● **Work to be completed**
Transcribe the whole listing without a single picture.

● **Data excerpt**

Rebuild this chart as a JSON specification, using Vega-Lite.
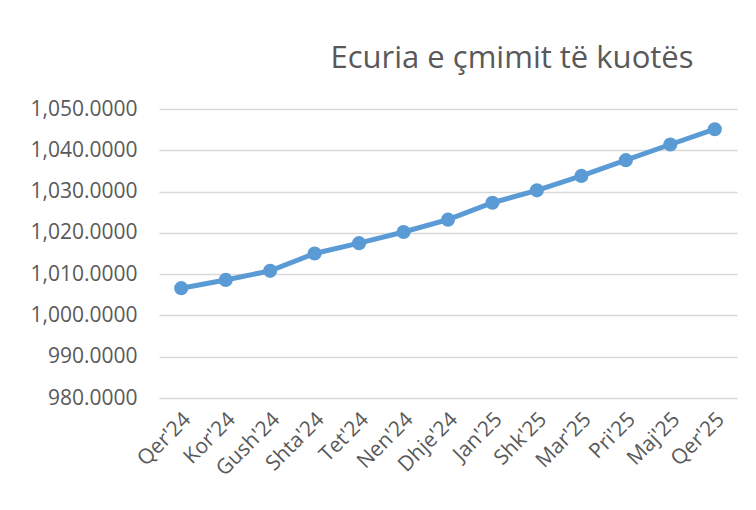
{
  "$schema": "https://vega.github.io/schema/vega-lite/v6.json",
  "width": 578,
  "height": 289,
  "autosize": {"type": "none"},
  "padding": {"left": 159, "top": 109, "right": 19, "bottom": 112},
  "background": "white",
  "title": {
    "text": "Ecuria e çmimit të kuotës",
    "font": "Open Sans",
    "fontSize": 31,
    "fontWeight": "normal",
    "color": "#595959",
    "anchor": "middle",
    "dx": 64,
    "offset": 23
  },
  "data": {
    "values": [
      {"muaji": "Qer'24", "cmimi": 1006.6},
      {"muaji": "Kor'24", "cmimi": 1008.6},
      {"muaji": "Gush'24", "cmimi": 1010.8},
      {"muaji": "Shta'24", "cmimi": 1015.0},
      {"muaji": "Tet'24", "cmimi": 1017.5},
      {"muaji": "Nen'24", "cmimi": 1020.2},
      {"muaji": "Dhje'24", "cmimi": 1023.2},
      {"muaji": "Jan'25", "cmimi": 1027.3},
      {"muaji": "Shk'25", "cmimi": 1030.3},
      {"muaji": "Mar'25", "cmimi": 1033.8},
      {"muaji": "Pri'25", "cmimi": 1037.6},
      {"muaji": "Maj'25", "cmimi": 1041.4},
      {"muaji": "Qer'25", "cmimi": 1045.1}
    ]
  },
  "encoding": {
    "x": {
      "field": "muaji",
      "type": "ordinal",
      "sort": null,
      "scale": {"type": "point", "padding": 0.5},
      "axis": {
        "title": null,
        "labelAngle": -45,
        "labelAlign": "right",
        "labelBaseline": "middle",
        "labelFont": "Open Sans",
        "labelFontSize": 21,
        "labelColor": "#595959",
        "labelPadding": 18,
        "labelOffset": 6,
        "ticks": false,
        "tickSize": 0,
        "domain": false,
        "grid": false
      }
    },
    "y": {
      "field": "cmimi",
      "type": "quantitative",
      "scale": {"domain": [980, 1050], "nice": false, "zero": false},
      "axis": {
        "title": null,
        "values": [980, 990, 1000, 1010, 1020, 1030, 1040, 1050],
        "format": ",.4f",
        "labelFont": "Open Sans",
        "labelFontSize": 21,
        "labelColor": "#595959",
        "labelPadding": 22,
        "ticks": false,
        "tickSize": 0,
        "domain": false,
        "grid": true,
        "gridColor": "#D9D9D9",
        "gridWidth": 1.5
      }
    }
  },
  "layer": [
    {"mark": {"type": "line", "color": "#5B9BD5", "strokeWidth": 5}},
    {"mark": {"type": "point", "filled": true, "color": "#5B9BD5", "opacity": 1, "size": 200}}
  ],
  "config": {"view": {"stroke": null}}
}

● **Result for this task**
Rebuild this chart as a JSON specification, using Vega-Lite.
{
  "$schema": "https://vega.github.io/schema/vega-lite/v6.json",
  "width": 578,
  "height": 289,
  "autosize": {"type": "none"},
  "padding": {"left": 159, "top": 109, "right": 19, "bottom": 112},
  "background": "white",
  "title": {
    "text": "Ecuria e çmimit të kuotës",
    "font": "Open Sans",
    "fontSize": 31,
    "fontWeight": "normal",
    "color": "#595959",
    "anchor": "middle",
    "dx": 64,
    "offset": 23
  },
  "data": {
    "values": [
      {"muaji": "Qer'24", "cmimi": 1006.6},
      {"muaji": "Kor'24", "cmimi": 1008.6},
      {"muaji": "Gush'24", "cmimi": 1010.8},
      {"muaji": "Shta'24", "cmimi": 1015.0},
      {"muaji": "Tet'24", "cmimi": 1017.5},
      {"muaji": "Nen'24", "cmimi": 1020.2},
      {"muaji": "Dhje'24", "cmimi": 1023.2},
      {"muaji": "Jan'25", "cmimi": 1027.3},
      {"muaji": "Shk'25", "cmimi": 1030.3},
      {"muaji": "Mar'25", "cmimi": 1033.8},
      {"muaji": "Pri'25", "cmimi": 1037.6},
      {"muaji": "Maj'25", "cmimi": 1041.4},
      {"muaji": "Qer'25", "cmimi": 1045.1}
    ]
  },
  "encoding": {
    "x": {
      "field": "muaji",
      "type": "ordinal",
      "sort": null,
      "scale": {"type": "point", "padding": 0.5},
      "axis": {
        "title": null,
        "labelAngle": -45,
        "labelAlign": "right",
        "labelBaseline": "middle",
        "labelFont": "Open Sans",
        "labelFontSize": 21,
        "labelColor": "#595959",
        "labelPadding": 18,
        "labelOffset": 6,
        "ticks": false,
        "tickSize": 0,
        "domain": false,
        "grid": false
      }
    },
    "y": {
      "field": "cmimi",
      "type": "quantitative",
      "scale": {"domain": [980, 1050], "nice": false, "zero": false},
      "axis": {
        "title": null,
        "values": [980, 990, 1000, 1010, 1020, 1030, 1040, 1050],
        "format": ",.4f",
        "labelFont": "Open Sans",
        "labelFontSize": 21,
        "labelColor": "#595959",
        "labelPadding": 22,
        "ticks": false,
        "tickSize": 0,
        "domain": false,
        "grid": true,
        "gridColor": "#D9D9D9",
        "gridWidth": 1.5
      }
    }
  },
  "layer": [
    {"mark": {"type": "line", "color": "#5B9BD5", "strokeWidth": 5}},
    {"mark": {"type": "point", "filled": true, "color": "#5B9BD5", "opacity": 1, "size": 200}}
  ],
  "config": {"view": {"stroke": null}}
}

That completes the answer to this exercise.